A inteligência artificial dos inimigos mais parrudos (e chefes) parece desafiar a sua. Sim, de você aí, ser humano de carne e osso com o controle na mão. Você sabe que existe um padrão de ataque, você sabe que é possível desviar daquela sequência que te mata em dois golpes, mas mesmo assim a dúvida paira sobre sua cabeça: como uma sequência tão padronizada ainda consegue te matar? Os chefes parecem se adaptar a cada porção de vida perdida, e mesmo depois de horas tentando matar um único inimigo, ainda consigo duvidar de mim.
Um belo exemplo disso é um dos chefes opcionais que você pode enfrentar depois de fazer determinadas tarefas. Laurence, The First Vicar é quase uma cópia do primeiro chefe do jogo principal, o Cleric Beast. E quando eu digo cópia, é em quesito de aparência e movimentos.
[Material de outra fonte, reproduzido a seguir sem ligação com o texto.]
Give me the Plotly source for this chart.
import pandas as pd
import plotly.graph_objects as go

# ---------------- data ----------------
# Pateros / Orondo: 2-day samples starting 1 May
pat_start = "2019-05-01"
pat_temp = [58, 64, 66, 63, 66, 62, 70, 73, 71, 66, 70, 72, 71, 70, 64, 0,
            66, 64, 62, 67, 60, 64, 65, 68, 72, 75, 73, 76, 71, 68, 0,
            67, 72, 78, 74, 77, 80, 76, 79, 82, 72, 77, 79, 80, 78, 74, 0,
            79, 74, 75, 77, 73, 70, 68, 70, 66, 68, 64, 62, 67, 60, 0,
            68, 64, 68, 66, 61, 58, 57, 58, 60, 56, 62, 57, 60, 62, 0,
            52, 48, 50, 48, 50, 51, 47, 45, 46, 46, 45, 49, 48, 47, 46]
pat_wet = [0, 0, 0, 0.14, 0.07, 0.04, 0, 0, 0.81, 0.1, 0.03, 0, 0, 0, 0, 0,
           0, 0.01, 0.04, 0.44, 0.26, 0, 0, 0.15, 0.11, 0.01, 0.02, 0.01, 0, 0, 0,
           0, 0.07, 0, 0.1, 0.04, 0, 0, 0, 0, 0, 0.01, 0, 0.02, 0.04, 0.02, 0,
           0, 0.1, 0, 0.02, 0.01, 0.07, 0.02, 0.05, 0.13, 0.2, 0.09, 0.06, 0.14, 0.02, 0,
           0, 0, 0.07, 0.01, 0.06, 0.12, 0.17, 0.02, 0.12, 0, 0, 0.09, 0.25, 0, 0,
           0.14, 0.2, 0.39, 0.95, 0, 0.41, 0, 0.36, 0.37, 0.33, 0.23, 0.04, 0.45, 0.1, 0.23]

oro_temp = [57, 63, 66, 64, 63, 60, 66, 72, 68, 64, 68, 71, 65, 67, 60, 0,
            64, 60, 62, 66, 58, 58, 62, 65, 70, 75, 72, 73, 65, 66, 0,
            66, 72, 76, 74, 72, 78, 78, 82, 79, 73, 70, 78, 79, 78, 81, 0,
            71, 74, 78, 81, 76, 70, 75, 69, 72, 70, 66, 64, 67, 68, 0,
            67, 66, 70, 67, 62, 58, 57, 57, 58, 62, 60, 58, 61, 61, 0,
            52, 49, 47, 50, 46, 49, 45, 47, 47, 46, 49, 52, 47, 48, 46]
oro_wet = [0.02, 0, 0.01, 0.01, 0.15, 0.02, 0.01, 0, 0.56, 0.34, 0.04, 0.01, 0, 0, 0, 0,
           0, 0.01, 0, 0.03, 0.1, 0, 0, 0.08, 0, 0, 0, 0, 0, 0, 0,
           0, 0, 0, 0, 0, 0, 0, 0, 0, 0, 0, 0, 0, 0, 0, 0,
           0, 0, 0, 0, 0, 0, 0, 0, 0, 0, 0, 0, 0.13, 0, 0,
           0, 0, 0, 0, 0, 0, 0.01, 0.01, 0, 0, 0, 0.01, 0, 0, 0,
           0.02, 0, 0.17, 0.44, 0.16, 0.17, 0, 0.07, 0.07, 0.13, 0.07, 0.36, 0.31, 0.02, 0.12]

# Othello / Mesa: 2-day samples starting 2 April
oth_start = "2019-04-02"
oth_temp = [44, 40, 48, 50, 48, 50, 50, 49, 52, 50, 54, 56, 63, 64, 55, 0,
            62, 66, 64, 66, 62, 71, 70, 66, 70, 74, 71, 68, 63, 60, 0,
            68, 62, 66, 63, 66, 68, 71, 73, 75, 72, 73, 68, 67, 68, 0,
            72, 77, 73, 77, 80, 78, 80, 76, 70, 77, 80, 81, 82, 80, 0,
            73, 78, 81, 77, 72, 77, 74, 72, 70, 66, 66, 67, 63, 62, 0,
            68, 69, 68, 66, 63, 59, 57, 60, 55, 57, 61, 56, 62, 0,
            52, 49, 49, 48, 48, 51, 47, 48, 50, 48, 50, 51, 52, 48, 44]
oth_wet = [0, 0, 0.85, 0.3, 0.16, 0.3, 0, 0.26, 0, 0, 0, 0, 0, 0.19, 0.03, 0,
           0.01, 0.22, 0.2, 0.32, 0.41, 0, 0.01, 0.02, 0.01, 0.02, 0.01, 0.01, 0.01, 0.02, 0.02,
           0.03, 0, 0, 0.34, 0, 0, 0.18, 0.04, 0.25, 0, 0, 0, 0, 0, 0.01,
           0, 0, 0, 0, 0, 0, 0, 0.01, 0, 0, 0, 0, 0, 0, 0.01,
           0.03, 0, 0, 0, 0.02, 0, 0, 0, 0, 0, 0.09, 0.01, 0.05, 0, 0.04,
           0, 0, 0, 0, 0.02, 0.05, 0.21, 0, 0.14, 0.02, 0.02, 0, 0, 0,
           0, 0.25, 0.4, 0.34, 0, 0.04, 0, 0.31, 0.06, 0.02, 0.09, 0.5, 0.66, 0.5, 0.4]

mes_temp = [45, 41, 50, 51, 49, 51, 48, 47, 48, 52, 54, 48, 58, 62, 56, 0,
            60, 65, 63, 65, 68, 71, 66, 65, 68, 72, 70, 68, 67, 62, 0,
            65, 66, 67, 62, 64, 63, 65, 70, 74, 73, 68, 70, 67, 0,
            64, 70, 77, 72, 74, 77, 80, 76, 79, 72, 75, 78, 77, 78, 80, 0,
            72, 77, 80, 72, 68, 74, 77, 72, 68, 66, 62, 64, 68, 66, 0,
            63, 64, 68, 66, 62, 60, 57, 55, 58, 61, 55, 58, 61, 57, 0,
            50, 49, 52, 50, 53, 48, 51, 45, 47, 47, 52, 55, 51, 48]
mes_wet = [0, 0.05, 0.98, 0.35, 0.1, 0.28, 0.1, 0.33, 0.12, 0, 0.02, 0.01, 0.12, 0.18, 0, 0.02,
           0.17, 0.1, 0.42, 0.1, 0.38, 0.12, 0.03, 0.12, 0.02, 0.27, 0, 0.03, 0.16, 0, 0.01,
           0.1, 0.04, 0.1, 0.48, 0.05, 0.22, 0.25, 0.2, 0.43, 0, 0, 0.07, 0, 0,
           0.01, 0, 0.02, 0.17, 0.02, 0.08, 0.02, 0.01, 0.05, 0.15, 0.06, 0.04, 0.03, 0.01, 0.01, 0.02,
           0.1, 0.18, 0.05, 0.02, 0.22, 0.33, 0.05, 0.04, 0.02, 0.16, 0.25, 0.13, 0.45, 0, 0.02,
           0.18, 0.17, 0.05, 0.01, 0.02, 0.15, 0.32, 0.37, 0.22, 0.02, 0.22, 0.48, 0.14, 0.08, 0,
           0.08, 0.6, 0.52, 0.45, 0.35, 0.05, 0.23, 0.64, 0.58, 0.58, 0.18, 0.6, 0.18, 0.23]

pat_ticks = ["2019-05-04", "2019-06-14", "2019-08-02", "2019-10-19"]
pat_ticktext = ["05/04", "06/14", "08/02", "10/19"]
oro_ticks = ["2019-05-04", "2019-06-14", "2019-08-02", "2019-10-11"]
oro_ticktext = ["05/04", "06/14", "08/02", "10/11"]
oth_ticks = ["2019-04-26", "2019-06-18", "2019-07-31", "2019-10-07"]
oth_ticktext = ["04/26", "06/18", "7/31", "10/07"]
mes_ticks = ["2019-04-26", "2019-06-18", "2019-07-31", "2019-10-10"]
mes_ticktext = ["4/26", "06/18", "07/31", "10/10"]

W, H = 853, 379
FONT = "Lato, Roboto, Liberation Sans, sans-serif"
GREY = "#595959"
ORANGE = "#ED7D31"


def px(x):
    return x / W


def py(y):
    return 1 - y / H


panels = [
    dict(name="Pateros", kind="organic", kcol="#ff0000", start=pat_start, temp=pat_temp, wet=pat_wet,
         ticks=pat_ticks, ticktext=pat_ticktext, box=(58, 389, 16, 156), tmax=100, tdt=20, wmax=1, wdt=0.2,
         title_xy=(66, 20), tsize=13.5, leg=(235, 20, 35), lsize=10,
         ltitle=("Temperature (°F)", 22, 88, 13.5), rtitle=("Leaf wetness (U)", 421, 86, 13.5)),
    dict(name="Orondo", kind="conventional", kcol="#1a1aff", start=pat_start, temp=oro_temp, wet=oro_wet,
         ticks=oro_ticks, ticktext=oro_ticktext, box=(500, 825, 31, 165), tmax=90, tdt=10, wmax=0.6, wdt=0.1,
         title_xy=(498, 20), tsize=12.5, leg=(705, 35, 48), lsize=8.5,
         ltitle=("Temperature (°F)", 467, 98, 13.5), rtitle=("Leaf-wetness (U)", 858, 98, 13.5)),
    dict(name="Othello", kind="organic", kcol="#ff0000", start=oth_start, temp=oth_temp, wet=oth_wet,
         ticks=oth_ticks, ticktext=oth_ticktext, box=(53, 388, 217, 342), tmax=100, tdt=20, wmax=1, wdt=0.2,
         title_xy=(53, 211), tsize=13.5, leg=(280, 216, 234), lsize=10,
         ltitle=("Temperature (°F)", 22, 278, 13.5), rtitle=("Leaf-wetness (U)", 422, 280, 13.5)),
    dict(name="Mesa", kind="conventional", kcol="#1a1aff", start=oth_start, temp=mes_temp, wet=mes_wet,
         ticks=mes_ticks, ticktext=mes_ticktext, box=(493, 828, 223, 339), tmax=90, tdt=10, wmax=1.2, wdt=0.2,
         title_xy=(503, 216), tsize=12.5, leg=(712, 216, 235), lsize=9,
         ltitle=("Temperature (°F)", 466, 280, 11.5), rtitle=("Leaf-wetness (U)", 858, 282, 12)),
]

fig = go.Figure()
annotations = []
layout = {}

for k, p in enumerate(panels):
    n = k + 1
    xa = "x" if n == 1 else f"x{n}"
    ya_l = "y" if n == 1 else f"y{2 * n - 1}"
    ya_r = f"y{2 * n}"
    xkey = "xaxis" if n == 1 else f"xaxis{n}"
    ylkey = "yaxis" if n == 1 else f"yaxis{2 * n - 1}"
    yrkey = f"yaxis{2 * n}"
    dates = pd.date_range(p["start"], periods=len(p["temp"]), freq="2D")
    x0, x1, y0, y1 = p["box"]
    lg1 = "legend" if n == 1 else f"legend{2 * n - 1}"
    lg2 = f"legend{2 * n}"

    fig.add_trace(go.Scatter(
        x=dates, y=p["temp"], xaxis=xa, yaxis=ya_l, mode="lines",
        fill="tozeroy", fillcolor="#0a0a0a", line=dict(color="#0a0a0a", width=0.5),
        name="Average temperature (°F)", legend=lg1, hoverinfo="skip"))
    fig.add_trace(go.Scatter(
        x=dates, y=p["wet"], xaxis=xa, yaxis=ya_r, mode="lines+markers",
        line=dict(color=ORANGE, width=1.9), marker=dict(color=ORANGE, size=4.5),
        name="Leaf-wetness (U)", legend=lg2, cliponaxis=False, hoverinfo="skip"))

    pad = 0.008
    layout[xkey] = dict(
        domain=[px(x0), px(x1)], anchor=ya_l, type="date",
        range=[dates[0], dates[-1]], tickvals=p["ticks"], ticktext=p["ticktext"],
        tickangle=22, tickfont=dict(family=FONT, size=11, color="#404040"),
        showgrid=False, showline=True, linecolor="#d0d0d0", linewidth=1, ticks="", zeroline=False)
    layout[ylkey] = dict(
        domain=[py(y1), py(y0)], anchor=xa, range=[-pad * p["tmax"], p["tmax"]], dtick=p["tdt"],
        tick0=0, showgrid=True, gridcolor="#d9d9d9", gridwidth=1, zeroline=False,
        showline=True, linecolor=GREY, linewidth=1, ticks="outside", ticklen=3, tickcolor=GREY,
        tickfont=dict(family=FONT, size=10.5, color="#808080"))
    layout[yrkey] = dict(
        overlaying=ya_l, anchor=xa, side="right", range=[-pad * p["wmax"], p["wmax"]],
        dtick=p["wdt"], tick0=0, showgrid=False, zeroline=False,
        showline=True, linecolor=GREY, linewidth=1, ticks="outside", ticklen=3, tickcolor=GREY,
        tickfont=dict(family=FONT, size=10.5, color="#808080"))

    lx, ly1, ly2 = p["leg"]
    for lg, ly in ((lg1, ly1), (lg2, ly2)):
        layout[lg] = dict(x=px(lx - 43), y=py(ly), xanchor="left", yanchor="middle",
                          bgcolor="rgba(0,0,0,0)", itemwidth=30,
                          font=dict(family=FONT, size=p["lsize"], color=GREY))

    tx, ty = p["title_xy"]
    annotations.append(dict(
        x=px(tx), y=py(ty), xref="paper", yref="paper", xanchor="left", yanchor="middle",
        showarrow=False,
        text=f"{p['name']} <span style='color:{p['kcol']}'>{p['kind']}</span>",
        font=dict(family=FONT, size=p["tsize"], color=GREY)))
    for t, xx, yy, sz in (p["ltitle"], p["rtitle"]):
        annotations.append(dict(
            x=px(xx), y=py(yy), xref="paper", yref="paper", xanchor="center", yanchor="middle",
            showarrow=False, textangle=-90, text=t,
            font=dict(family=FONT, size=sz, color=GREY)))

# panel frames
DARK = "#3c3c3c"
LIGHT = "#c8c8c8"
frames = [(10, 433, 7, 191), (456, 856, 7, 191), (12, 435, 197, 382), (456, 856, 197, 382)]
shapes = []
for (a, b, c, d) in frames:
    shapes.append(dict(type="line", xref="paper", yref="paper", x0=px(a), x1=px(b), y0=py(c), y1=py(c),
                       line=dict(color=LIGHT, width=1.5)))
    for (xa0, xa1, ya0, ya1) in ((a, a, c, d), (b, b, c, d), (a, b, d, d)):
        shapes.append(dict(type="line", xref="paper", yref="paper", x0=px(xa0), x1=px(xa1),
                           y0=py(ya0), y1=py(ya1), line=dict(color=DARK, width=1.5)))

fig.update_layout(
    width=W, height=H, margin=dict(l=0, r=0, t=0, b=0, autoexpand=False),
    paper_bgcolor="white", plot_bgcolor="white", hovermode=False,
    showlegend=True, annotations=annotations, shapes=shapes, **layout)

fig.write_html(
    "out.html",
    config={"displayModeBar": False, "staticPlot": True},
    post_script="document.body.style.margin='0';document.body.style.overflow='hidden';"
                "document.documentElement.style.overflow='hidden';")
A diferença é que Laurence é uma criatura de fogo, dando a ele um leque maior de oportunidade de acabar com a sua vida, cuspindo fogo igual um vulcão. E já que vários dos movimentos são parecidos com os do Cleric Beast, é só usar a mesma estratégia, não é? Antes fosse, meu amigo. Antes fosse.
Os desenvolvedores não entregariam uma coisa tão de graça assim e, por incrível que pareça, você é obrigado a usar táticas praticamente diferentes para criaturas muito semelhantes. E o sentimento de fracasso por ter morrido pra um chefe que você pensava ser fácil é mais uma prova de que a From Software coleciona suas lágrimas dentro de potinhos de ouro.
Tá valendo a pena (morrer de novo)?
The Old Hunters é um complemento extremamente competente, sendo exatamente o que você esperaria de uma expansão para um jogo igualmente maravilhoso. Ela parte do princípio que quanto mais você jogou o jogo original, mais tranco e porrada você aguenta com chefes mil vezes mais fortes e parrudos daqueles vistos no jogo base.
E aqui reside o problema: se os novos chefes estão – teoricamente – no mesmo nível que você, o jogo não precisa fazer muito além de aumentar o HP e fortificar os ataques. O jogo não precisa te conhecer, mas você precisa conhecer a desgraça que está tentando te matar. E isso pode demorar horas. Muitas horas. Frustração, desconsolo e desânimo.
Embora The Old Hunters seja a expansão que Bloodborne merece, ela faz com que eu, como jogador dentro daquele mundo, desconfie das minhas próprias habilidades, me perguntando se uma hora eu vou conseguir. Se eu, sequer, sou capaz.
Mas você já sabe de quem é a culpa, né? Sabe, sim. Essa é uma experiência tão sádica que eu dificilmente vou conseguir encontrar dentro de algum outro jogo. Uma relação simbiótica, uma síndrome de Estocolmo com um jogo de videogame. Tanto para bem quanto para mal, Bloodborne: The Old Hunters sabe o que faz e sabe como te fazer sofrer por um jogo que você achava ter dominado.